China’s supersonic ramjet AShM code named YJ-12 and you can see even from the code name it came before YJ-18.
by Headstrong
Not quite. Klub has been in service with the Indian Navy since the later versions of its EKM submarines and the Talwar class. That would make it circa late 90s and early 2000s. Yes, the previous avatar of BrahMos probably predates this (Granit and Oniks), but the real developments happened after the turn of the century after the Indians came on board. Now, of course, development of Brahmos II is ongoing
by Syed Rehman
While its good to see a muslim country progressing. This is old tech. America is currently testing deployment of its ship mounted laser cannon, and electromagnetic rail gun. I get that its going to take time to catch up. But it just shows how much catching up to do we have.
by Joseph
Well, BrahMos is based on Russian P-800 Oniks. According to wikipedia Oniks is in service since 2002 and produced in 1987. That is how early Russia had supersonic ramjet AShM. That is definitely early than Klub, isn’t it?
by sam
turkey Aselsan has already tested railgun and working on laser weapons, but they are different, those are against air targets like drone or jets, and against sea surface small vessels. because against big warships, only anti ship missile can work, ofcourse it should have improved radar jamming systems, to hit target undetected, that is why every country is testing improved anti ship missiles
by Headstrong
Development of the Klub/Kalibr family of missiles reportedly began in 1985, about the same time as the Granit/Oniks family. The point is that there is far more ongoing R&D on the ‘faster’ aspects of missile development (certainly from the Indian/Russian perspective). That is a point you have made too in your original comment. As SAM systems get more sophisticated, my guess is that the developers are bargaining on even more speed to counter them. Terminal manouevers too.
by WOLF
There is development of a supersonic AShMs from Turkey, but it’s being kept very ‘hush hush’ only some scientific journals from universities have been released on ramjet developments with Turkish Defence Industry.

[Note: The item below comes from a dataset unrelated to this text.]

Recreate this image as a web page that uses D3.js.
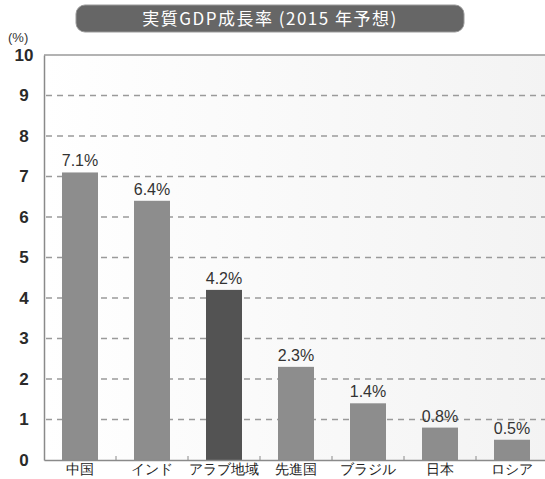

https://uploads.disquscdn.com/images/85cf6a8b997127674b645b4a2b1090f8f5381621d3ddbb0d07b5c7a22a9bd59b.jpg
https://i.hizliresim.com/dP6MAV.jpg
by Joseph
Oniks is in production in 1987, if Klub started development in 1985 then how did you reach the conclusion that they started development “about the same time”?

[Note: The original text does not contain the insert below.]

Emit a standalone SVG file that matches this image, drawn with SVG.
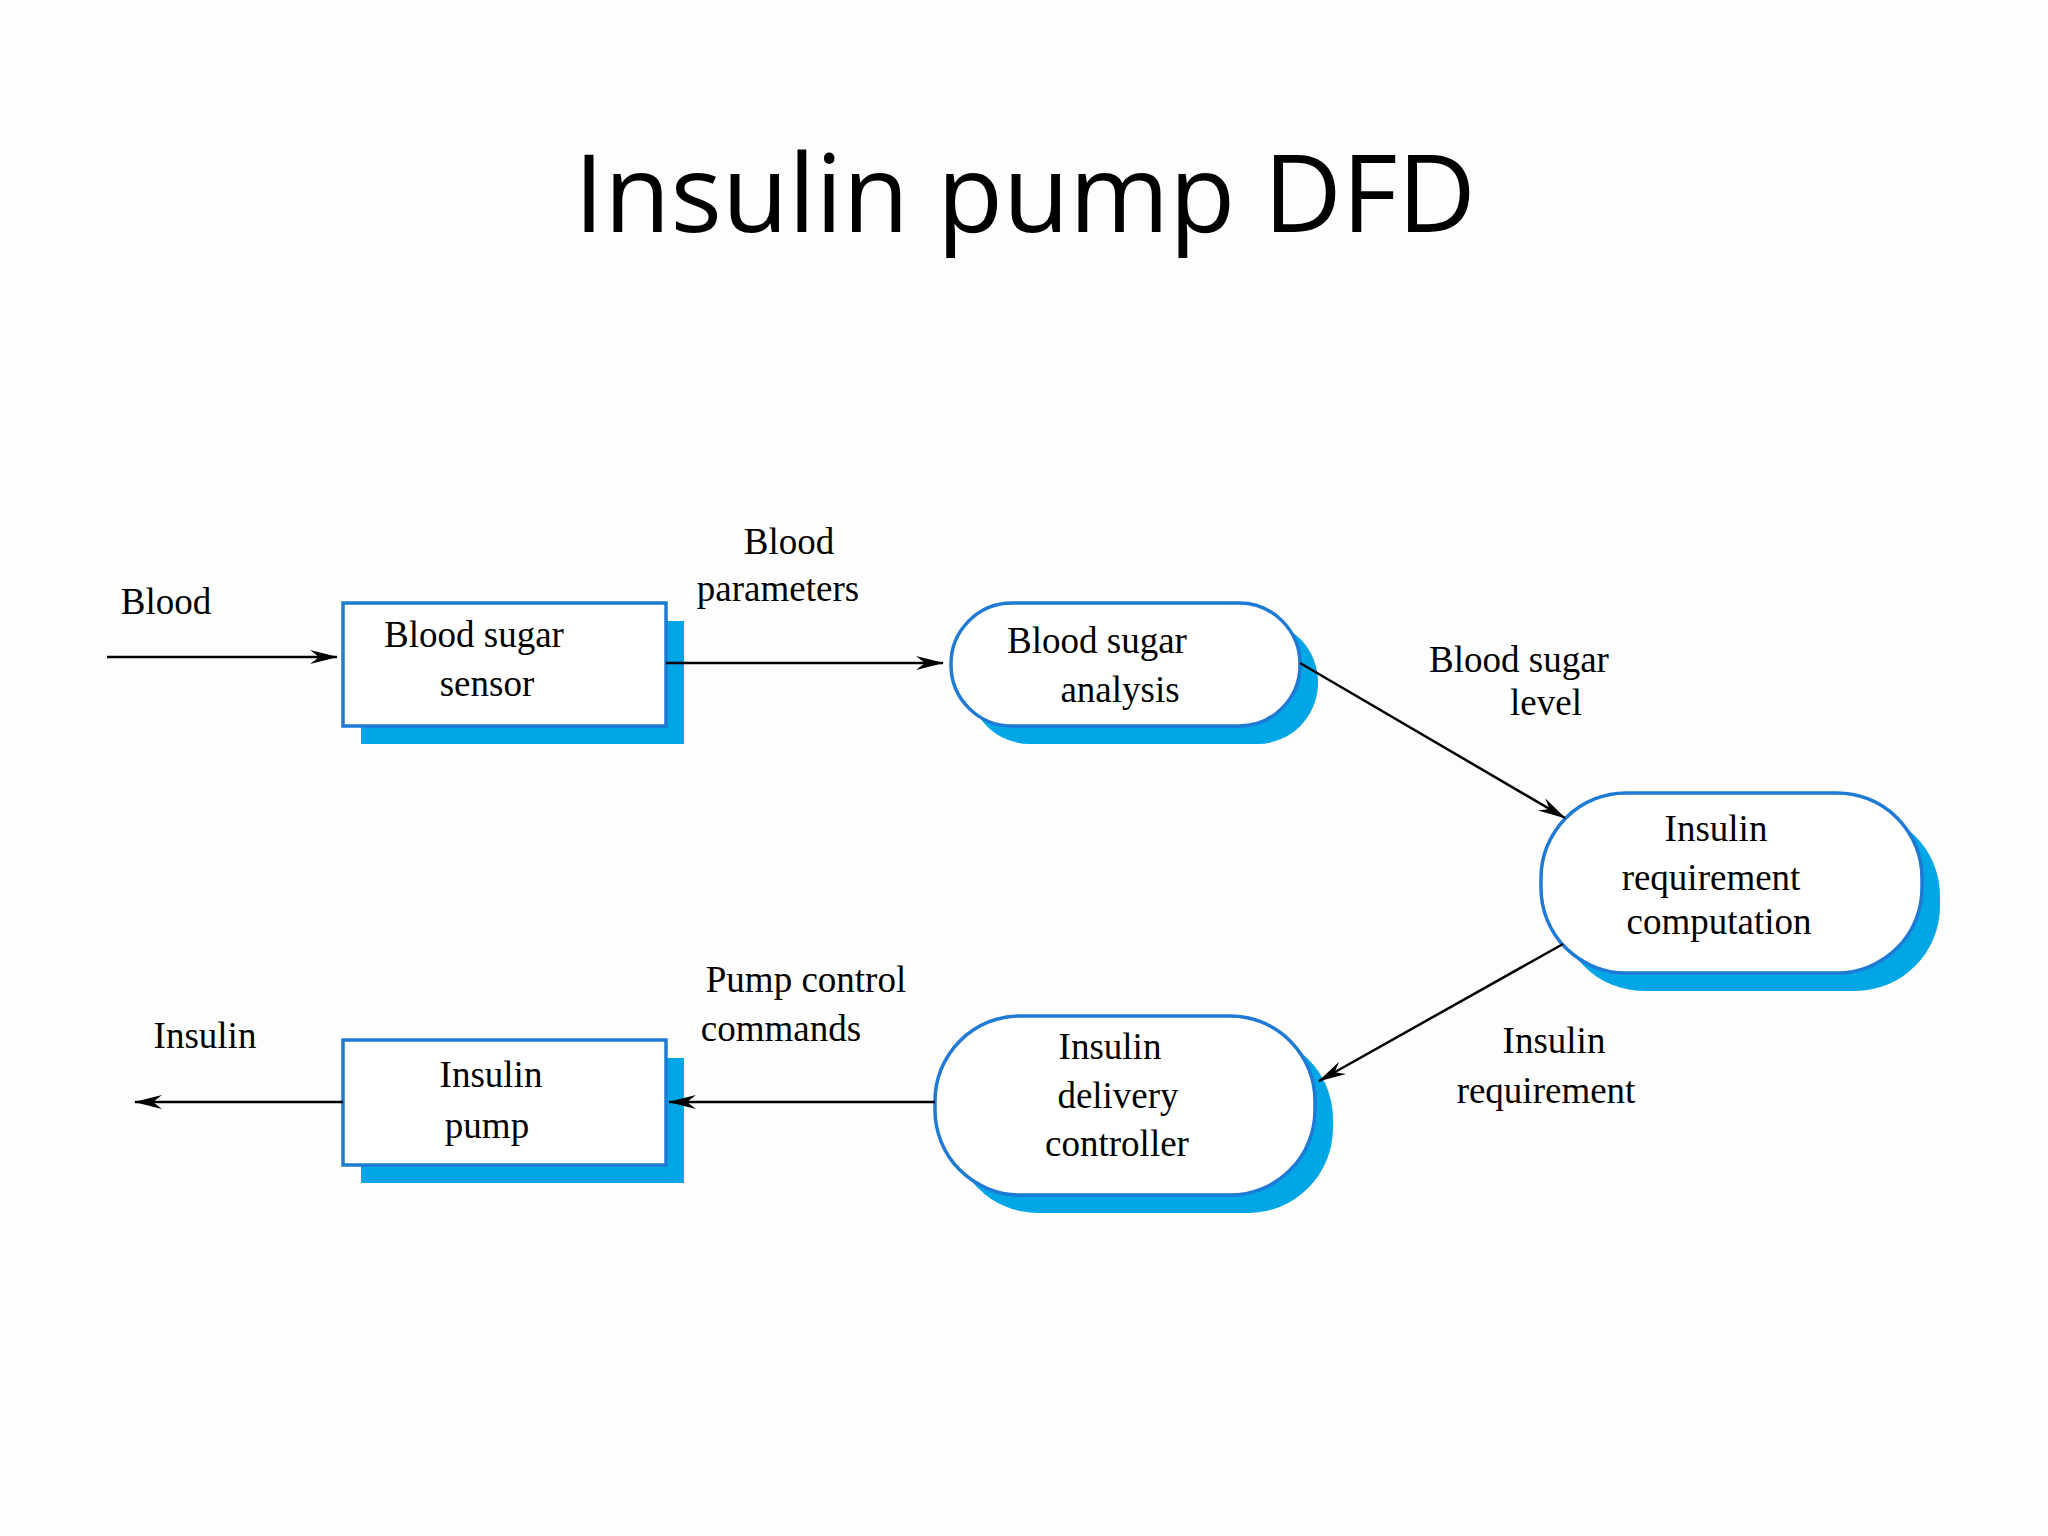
<svg xmlns="http://www.w3.org/2000/svg" width="2048" height="1536" viewBox="0 0 2048 1536">
<style>
.t{font-family:"Liberation Serif",serif;font-size:37px;fill:#000;text-anchor:middle}
.n{fill:#fff;stroke:#1f7ad6;stroke-width:3.5}
.s{fill:#00a6e6}
.c{stroke:#000;stroke-width:2.5;fill:none;marker-end:url(#a)}
</style>
<defs><marker id="a" viewBox="0 0 28 16" refX="27" refY="8" markerWidth="28" markerHeight="16" markerUnits="userSpaceOnUse" orient="auto"><path d="M0,1 L28,8 L0,15 L9,8 Z" fill="#000"/></marker></defs>
<rect width="2048" height="1536" fill="#fdfdfd"/>
<text x="1025" y="232" style="font-family:'Open Sans',sans-serif;font-size:108px;text-anchor:middle">Insulin pump DFD</text>
<g id="sensor"><rect class="s" x="361" y="621" width="323" height="123"/><rect class="n" x="343" y="603" width="323" height="123"/><text class="t" x="474" y="647">Blood sugar</text><text class="t" x="487" y="696">sensor</text></g>
<g id="analysis"><rect class="s" x="969" y="621" width="349" height="123" rx="61"/><rect class="n" x="951" y="603" width="349" height="123" rx="61"/><text class="t" x="1097" y="653">Blood sugar</text><text class="t" x="1120" y="702">analysis</text></g>
<g id="computation"><rect class="s" x="1559" y="811" width="381" height="180" rx="85"/><rect class="n" x="1541" y="793" width="381" height="180" rx="85"/><text class="t" x="1716" y="841">Insulin</text><text class="t" x="1711" y="890">requirement</text><text class="t" x="1719" y="934">computation</text></g>
<g id="delivery"><rect class="s" x="953" y="1034" width="380" height="179" rx="85"/><rect class="n" x="935" y="1016" width="380" height="179" rx="85"/><text class="t" x="1110" y="1059">Insulin</text><text class="t" x="1118" y="1108">delivery</text><text class="t" x="1117" y="1156">controller</text></g>
<g id="pump"><rect class="s" x="361" y="1058" width="323" height="125"/><rect class="n" x="343" y="1040" width="323" height="125"/><text class="t" x="491" y="1087">Insulin</text><text class="t" x="487" y="1138">pump</text></g>
<g id="connectors">
<line class="c" x1="107" y1="657" x2="337" y2="657"/>
<line class="c" x1="666" y1="663" x2="943" y2="663"/>
<line class="c" x1="1300" y1="663" x2="1565" y2="818"/>
<line class="c" x1="1563" y1="944" x2="1319" y2="1081"/>
<line class="c" x1="935" y1="1102" x2="669" y2="1102"/>
<line class="c" x1="343" y1="1102" x2="135" y2="1102"/>
<text class="t" x="166" y="614">Blood</text>
<text class="t" x="789" y="554">Blood</text><text class="t" x="778" y="601">parameters</text>
<text class="t" x="1519" y="672">Blood sugar</text><text class="t" x="1546" y="715">level</text>
<text class="t" x="1554" y="1053">Insulin</text><text class="t" x="1546" y="1103">requirement</text>
<text class="t" x="806" y="992">Pump control</text><text class="t" x="781" y="1041">commands</text>
<text class="t" x="205" y="1048">Insulin</text>
</g>
</svg>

Anyway, my point was supersonic speed carries significant problems too and the problems are even more obvious on Oniks/BrahMos. Front air intake means there is very little space available for radar. Supersonic speed also means there is very little time for the radar seeker to lock on a target.
I think this problem and the problems I listed before is why Klub was developed.

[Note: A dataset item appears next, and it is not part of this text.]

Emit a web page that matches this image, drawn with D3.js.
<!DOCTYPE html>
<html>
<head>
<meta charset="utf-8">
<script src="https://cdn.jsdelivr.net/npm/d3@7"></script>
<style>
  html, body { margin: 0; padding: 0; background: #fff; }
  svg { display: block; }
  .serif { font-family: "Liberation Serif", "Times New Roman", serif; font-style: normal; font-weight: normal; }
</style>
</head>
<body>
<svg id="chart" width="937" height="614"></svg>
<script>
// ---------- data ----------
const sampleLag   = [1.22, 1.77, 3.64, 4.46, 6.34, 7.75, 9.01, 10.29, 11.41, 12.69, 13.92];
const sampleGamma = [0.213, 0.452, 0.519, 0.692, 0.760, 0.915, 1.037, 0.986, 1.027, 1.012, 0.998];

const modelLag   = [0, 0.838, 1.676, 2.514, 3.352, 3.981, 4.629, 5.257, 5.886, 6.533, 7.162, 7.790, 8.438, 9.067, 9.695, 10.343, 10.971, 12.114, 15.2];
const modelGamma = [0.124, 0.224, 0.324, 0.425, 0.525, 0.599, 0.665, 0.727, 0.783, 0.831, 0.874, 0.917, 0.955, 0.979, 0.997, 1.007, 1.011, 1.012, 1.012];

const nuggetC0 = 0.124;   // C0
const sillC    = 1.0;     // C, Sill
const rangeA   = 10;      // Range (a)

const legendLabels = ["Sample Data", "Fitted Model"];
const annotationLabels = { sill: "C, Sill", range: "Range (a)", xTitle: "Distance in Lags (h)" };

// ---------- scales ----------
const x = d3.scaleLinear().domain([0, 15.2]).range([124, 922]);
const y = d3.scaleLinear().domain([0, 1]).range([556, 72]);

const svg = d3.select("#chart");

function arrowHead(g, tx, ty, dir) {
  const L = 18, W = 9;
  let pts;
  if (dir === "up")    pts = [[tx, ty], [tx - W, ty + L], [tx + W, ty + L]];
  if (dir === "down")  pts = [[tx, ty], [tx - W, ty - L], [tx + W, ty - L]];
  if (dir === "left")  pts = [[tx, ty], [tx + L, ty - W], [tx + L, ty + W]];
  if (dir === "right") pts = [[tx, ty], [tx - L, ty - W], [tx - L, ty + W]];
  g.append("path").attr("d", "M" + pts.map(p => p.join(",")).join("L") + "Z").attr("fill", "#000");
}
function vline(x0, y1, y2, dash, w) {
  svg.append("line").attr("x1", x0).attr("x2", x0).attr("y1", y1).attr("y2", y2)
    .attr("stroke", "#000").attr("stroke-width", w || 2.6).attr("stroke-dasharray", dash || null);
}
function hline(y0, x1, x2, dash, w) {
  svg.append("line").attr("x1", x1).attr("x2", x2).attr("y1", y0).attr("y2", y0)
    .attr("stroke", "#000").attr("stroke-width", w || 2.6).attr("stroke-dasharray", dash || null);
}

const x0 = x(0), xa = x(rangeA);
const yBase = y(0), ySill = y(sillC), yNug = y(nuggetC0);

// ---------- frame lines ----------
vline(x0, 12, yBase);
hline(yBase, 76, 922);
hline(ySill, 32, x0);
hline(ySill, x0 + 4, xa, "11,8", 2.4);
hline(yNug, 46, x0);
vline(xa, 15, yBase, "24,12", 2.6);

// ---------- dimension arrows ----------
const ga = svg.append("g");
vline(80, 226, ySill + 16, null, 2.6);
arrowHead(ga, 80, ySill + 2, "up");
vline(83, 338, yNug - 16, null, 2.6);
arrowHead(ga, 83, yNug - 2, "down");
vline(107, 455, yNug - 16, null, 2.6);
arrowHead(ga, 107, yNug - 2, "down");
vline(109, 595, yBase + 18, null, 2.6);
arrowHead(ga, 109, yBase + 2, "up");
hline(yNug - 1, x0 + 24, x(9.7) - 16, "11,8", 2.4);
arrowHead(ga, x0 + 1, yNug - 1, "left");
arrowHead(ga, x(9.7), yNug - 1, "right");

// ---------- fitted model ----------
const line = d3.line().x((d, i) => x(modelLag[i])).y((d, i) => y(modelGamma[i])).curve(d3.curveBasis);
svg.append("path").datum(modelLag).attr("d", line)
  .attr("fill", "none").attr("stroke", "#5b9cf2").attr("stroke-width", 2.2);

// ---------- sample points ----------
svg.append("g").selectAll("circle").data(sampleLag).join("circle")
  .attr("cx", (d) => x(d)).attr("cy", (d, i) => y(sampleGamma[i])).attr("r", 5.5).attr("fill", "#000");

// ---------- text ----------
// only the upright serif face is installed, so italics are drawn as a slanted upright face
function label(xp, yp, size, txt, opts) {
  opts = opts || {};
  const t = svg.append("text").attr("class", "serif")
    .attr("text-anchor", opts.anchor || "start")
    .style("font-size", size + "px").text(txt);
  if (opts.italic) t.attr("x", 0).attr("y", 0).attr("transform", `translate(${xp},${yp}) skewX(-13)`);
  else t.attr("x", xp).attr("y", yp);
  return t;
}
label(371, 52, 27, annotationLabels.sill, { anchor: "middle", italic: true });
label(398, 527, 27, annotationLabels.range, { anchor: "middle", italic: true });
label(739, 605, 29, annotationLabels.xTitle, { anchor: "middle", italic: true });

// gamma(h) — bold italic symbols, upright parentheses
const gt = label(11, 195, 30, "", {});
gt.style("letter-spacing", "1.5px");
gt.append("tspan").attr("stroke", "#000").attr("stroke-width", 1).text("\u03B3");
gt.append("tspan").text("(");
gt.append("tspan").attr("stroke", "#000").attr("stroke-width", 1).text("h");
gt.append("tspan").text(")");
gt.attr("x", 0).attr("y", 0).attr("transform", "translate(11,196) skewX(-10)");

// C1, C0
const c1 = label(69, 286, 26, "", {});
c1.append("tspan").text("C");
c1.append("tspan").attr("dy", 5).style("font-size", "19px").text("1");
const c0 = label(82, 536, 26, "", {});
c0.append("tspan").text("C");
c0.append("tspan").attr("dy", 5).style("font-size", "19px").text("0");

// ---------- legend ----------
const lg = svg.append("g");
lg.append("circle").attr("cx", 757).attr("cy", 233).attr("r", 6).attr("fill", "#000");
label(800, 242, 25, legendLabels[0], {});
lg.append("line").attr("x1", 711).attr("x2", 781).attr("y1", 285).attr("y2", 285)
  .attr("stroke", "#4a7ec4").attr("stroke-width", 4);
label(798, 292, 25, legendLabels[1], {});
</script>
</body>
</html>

Those problems would be even more profound on hypersonic missiles. Even at high altitude hypersonic speed would be enough for air friction to melt most metal, imagine the infrared signature of such missile. I also doubt a mach 5 missile can fly at sea skimming level. Flying at hypersonic speed requires even more fuel, further affects such missile’s range.
I think the designers of hypersonic cruise missiles are betting everything on the speed. After all, the success rate of intercepting ballistic missiles at terminal stage (mach 10 speed) is low.
Then again we will have to wait and see.
by Joseph
Russia has a even earlier version of supersonic ramjet AShM, that is P-270 Moskit, which is in service since 1984 and in production in 1983.
I don’t think the fact Klub is developed after supersonic AShMs still needs further debate.
by Headstrong
‘I think the designers of hypersonic cruise missiles are betting everything on the speed’
Thank you. Exactly the point I was making. Plus the fact that almost all Russian R&D is focused on supersonic and hypersonic missiles, not further versions of Klub, unless its the 2500 km + Kalibr family
by Joseph
That looks quite similar to Japanese XASM-3. Different from Russian design.
by TZK
A hypersonic weapon is going roughly a mile a second so if you put in 1,000 seconds of fuel you can go 1,000 miles – so lots of standoff capability making current countermeasures obsolete. The cons are that they will quite likely be “kinetic energy” strike weapons, which will limit where they can be used. Biggest hurdle is technology as you need materials that can operate at very high temperatures and a guidance system able to function faster still. The may be used as long range artillery shells if they cannot be accurately guided.
by Joseph
Oniks/BrahMos already weight 3 tons and almost 9 meters long. That is about twice as long as subsonic French Exocet and weight more than 4 times as much. Hypersonic BrahMos II is likely to be even larger and heavier.
Further increase in size and weight could affect it’s choice of launch platforms. Keeping the current size and weight could drastically affects it’s range.
Also scramjet engine in general (used by BrahMos II) has a low thrust to weight ratio (around 2 according to scramjet wikipedia). So to archive initial hypersonic speed quickly BrahMos II likely requires a rocket booster, further increase it’s size.
Both US and China studied and tested scramjet engines and both seem to be more interested in making hypersonic aircrafts and spacecrafts (US:XS-1, China:Teng Yun) according to this article: http://www.popsci.com.au/tech/aerospace/american-and-chinese-aircraft-could-be-flying-6500-kmh-by-2030,465422
Neither seem to be interested in using it to make AShMs or cruise missiles at least at the moment. There has to be a reason there.
India has been known to start overly ambitious projects but this time Russia is involved, so we will have to wait for it to come out to be certain of it’s capabilities.